First review day for Explanatory Synthesis paper

Today I didn't have a draft ready so I didn't get any feedback. I reviewed Ryan's paper on the global water crisis. He had a really good paper. I could tell he had been putting time into doing a good job because you could see the effort in the paper. He had some small technical problems with APA style and passive voice. It was informative to a big issue that is going on.
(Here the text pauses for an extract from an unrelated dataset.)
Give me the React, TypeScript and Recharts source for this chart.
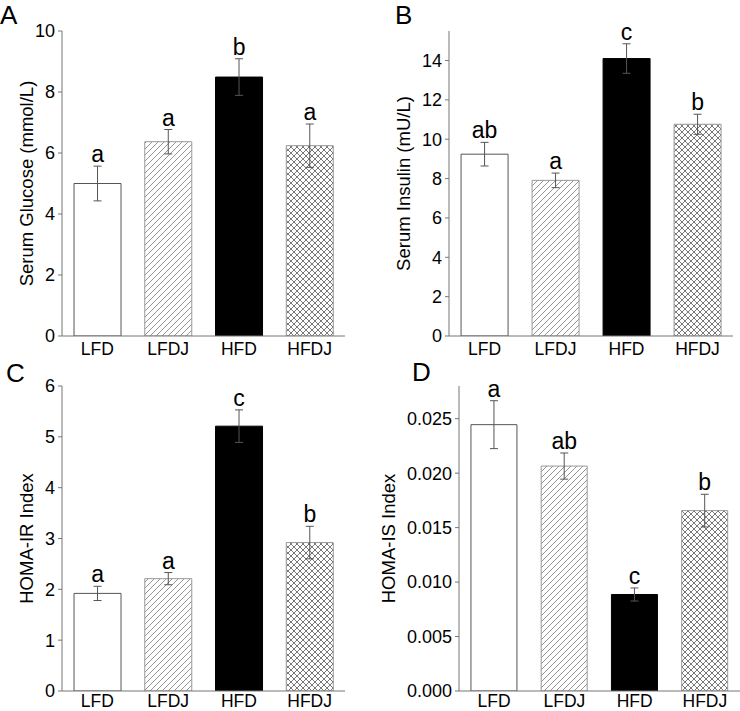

Blogs on Review process (300+ words)

 This paper was difficult to start then I got advice from Dr. Wielgos. He helped me to get a good outline of how to transition from topic-to-topic. I refined my topic and put it into simpler words that would make for an easier writing process. My design plan was actually similar to the final paper. I feel as if I just had worded the original design plan weird because I took a long time for me to be able to get anything started but once I got help with transitioning my paper, it was clear how to move forward. I feel like the review process did not help me much this time around. All they could tell me was to add more information, like I didn’t already know that. It was not a full draft, it was the big main ideas of each topic. It just seemed like they just told me really obvious things that I already knew. My final paper was built well, I thought. It went through the topics as planned and actually accomplished my goal for the paper. My goal for the paper was to inform. The topic of my paper was stress and strategies to beat it. The important thing to note about stress was that it affects everyone differently. So I had to give people some kind of measure to compare themselves against so that they could begin to understand themselves before they go out and try to figure out how stress affects them. I don’t think it is possible for people to  figure out how something affects them without having some sort of understanding about themselves. It’s actually really simple addition. If you do (understanding of self) + (everything you learned about stress) = (effects of stress on you). When you acquire a self-understanding you figure out the parameters of who you are as a person and with that you can find where there are weaknesses and the soft spots where you are vulnerable to negativity, too much pressure, too much stress.